Oh opposes bloated budgets
City Council adopted a $5.025 billion budget for Fiscal Year 2020. It is the first time the budget has ever gone over $5 billion. Just four years ago, the budget was $4 billion. I’ve voted against the budget each year because it’s increased so much, and I was the only member of Council to vote against this year’s budget. Here’s why.
First of all, each year the city hides money in the budget that will be moved around and spent on things Council didn’t originally approve. We can predict where this money will be by looking at the way each department has spent its budget for the past decade. This year I offered an alternative budget, like I have in the past, that would get rid of this hidden money. We’d save over $160 million. My proposal to cut this spending didn’t pass.
Secondly, one big reason why the city has so much extra money to budget $5 billion in the first place is that over the past couple of years it hasn’t fixed the huge increase in property taxes that result from inaccurate, overly high assessments.
I’ve introduced a bill in Council that would get rid of all 2018 property assessments, which an independent auditor said were inaccurate, and another bill that would prevent any inaccurate assessments from affecting people’s property taxes in the future. The bills have had hearings in City Council already, and I want to bring them to a vote this fall. I urge the public to call their Council representatives to ask them to support this legislation.
I will continue fighting for fair, responsible government, and I invite the public to reach out to my office with any questions or concerns.
Wake up, Philadelphia
People have to pull their heads from the sand. In big cities, George Soros threw a ton of money into campaigns for district attorney/prosecutors. Winners are beholden to his shared mindset that prisons should be largely emptied. You can see what the impact has been in cities like ours, Philadelphia.
DA Larry Krasner won’t prosecute many cases, rather negotiated sentences are the new method of concluding them. Probation for all is the new direction. Homicide rates are the highest in 10 years, violent crime and shootings are also on the rise.
Officers have no incentive to make good, aggressive arrests. Things will get much worse before they get better. God bless us all in the meantime.
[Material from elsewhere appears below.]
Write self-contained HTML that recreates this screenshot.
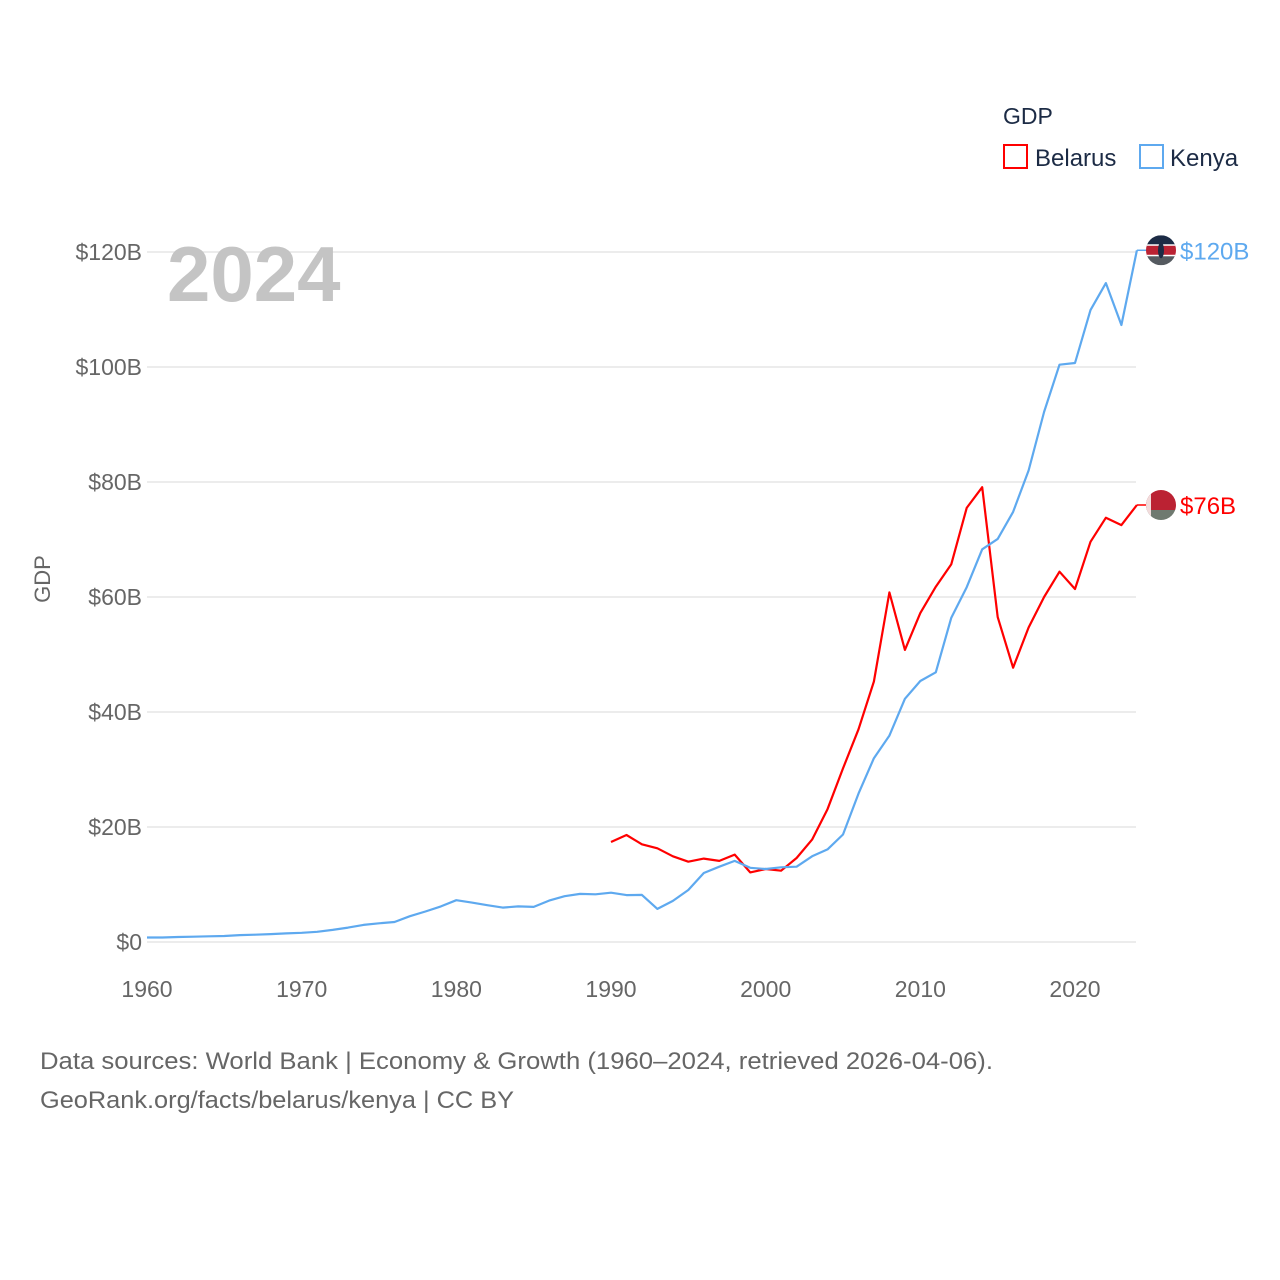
<!DOCTYPE html>
<html><head><meta charset="utf-8"><style>
body{margin:0;background:#fff;}
svg{display:block;font-family:"Liberation Sans",sans-serif;}
</style></head><body>
<svg id="chart" width="1280" height="1280" viewBox="0 0 1280 1280">
<text x="1003" y="124" font-size="23" fill="#1c2b45">GDP</text>
<g><rect x="1004" y="145" width="23" height="23" fill="none" stroke="#ff0000" stroke-width="2"/><text x="1035" y="166" font-size="24" fill="#1c2b45">Belarus</text></g>
<g><rect x="1140" y="145" width="23" height="23" fill="none" stroke="#5ea9ef" stroke-width="2"/><text x="1170" y="166" font-size="24" fill="#1c2b45">Kenya</text></g>
<g id="grid"></g>
<text x="167" y="301" font-size="78" font-weight="bold" fill="#c4c4c4">2024</text>
<text transform="translate(50,579) rotate(-90)" text-anchor="middle" font-size="22" fill="#666">GDP</text>
<g id="lines"></g>
<text x="40" y="1069" font-size="24" fill="#666" textLength="953" lengthAdjust="spacingAndGlyphs">Data sources: World Bank | Economy &amp; Growth (1960–2024, retrieved 2026-04-06).</text>
<text x="40" y="1108" font-size="24" fill="#666" textLength="474" lengthAdjust="spacingAndGlyphs">GeoRank.org/facts/belarus/kenya | CC BY</text>
</svg>
<script>
const yTicks=[0,20,40,60,80,100,120];
const yTickLabels=["$0","$20B","$40B","$60B","$80B","$100B","$120B"];
const xTicks=[1960,1970,1980,1990,2000,2010,2020];
const kenyaStart=1960;
const kenya=[0.79,0.79,0.87,0.93,1.0,1.05,1.2,1.27,1.38,1.5,1.6,1.77,2.1,2.5,2.97,3.26,3.47,4.49,5.3,6.2,7.27,6.85,6.4,5.98,6.19,6.1,7.2,7.97,8.36,8.3,8.57,8.15,8.2,5.75,7.15,9.05,12.0,13.1,14.1,12.9,12.7,12.99,13.1,14.9,16.1,18.7,25.8,31.96,35.9,42.3,45.4,46.9,56.4,61.7,68.3,70.1,74.8,82.0,92.2,100.4,100.7,109.9,114.6,107.3,120.3];
const belarusStart=1990;
const belarus=[17.4,18.6,17.0,16.3,14.9,13.97,14.5,14.1,15.2,12.1,12.7,12.4,14.6,17.8,23.1,30.2,37.0,45.3,60.8,50.8,57.2,61.8,65.7,75.5,79.1,56.5,47.7,54.7,60.0,64.4,61.4,69.6,73.8,72.5,76.0];
const endLabels=["$120B","$76B"];
const NS="http://www.w3.org/2000/svg";
const x=yr=>147+(yr-1960)*(928/60);
const y=v=>942-v*5.75;
const grid=document.getElementById('grid'),lines=document.getElementById('lines');
function mk(tag,attrs,parent){const e=document.createElementNS(NS,tag);for(const k in attrs)e.setAttribute(k,attrs[k]);parent.appendChild(e);return e;}
yTicks.forEach((t,i)=>{
  const l=mk('line',{x1:147,x2:1136,y1:y(t),y2:y(t),stroke:'#e6e6e6','stroke-width':1.5},grid);
  
  
  const tx=mk('text',{x:142,y:y(t)+8,'text-anchor':'end','font-size':23,fill:'#666'},grid);
  tx.textContent=yTickLabels[i];
  
  
});
xTicks.forEach(t=>{
  const tx=mk('text',{x:x(t),y:997,'text-anchor':'middle','font-size':23,fill:'#666'},grid);
  tx.textContent=t;
  
  
});
function series(data,start,color,name,label,flag){
  const pts=data.map((v,i)=>x(start+i).toFixed(1)+','+y(v).toFixed(1));
  const last=data[data.length-1],ly=y(last),lx=x(start+data.length-1);
  const p=mk('polyline',{points:pts.join(' '),fill:'none',stroke:color,'stroke-width':2.2,'stroke-linejoin':'round'},lines);
  
  
  mk('line',{x1:lx,x2:1150,y1:ly,y2:ly,stroke:color,'stroke-width':1.5},lines);
  const g=mk('g',{},lines);
  
  
  const cid='c'+name;
  const cp=mk('clipPath',{id:cid},g);mk('circle',{cx:1161,cy:ly,r:15},cp);
  const fg=mk('g',{'clip-path':'url(#'+cid+')'},g);
  if(flag==='ke'){
    mk('rect',{x:1146,y:ly-15,width:30,height:10,fill:'#1c2b45'},fg);
    mk('rect',{x:1146,y:ly-5,width:30,height:10,fill:'#bb2233'},fg);
    mk('rect',{x:1146,y:ly+5,width:30,height:10,fill:'#555a60'},fg);
    mk('rect',{x:1146,y:ly-6,width:30,height:1.5,fill:'#fff'},fg);
    mk('rect',{x:1146,y:ly+4.5,width:30,height:1.5,fill:'#fff'},fg);
    mk('ellipse',{cx:1161,cy:ly,rx:3,ry:8,fill:'#1c2b45'},fg);
  }else{
    mk('rect',{x:1146,y:ly-15,width:30,height:20,fill:'#bb2233'},fg);
    mk('rect',{x:1146,y:ly+5,width:30,height:10,fill:'#6f7a70'},fg);
    mk('rect',{x:1146,y:ly-15,width:5,height:30,fill:'#f2dcdc'},fg);
  }
  const t=mk('text',{x:1180,y:ly+9,'font-size':24,fill:color},lines);
  t.textContent=label;
  
  
}
series(belarus,belarusStart,'#ff0000','belarus',endLabels[1],'by');
series(kenya,kenyaStart,'#5ea9ef','kenya',endLabels[0],'ke');
</script>
</body></html>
Plastic bag ban a bad idea
So the retail sales industry foisted the plastic bags on the American consumer. And now the same industry will receive a 15-cent per bag bonus for their actions. Bags are part of the cost of doing business. This bill now passes that cost on to the consumers. This is typical of Kenney and City Council. They have talked to everyone except the consumer. ShopRite owner Jeff Brown has money in the game and he shouldn’t be involved in these talks because he will eventually make money from it. The 15 cents wouldn’t bother me if it went to plant more trees.
The other problem I have with this concept is that very few cashiers or baggers can pack a paper bag properly. They are so used to throwing two or three things in a bag and on to the next bag. A $200 order gets you 15-20 bags. It will be interesting how many paper bags will be used on the same order.
The concept of the law is great but lower the cost to 10 cents (to plant trees) and let Mr. Brown buy his bags, which he is doing anyway.
Thanks to Mr. Kenney and City Council and the soda tax, many Philadelphia consumers have found outlets outside the city so this bill won’t affect them.
Thankful senior citizens
I am a senior citizen in the 6th Councilmanic District.
Councilman Bobby Henon and his work to push legislation to freeze real estate taxes for senior citizens is commendable to us who are on fixed incomes. Also, his countless number of community events each month to bring seniors together with dance and music is rewarding.
Thank you, Bobby, for caring about our district and your continued work on our behalf.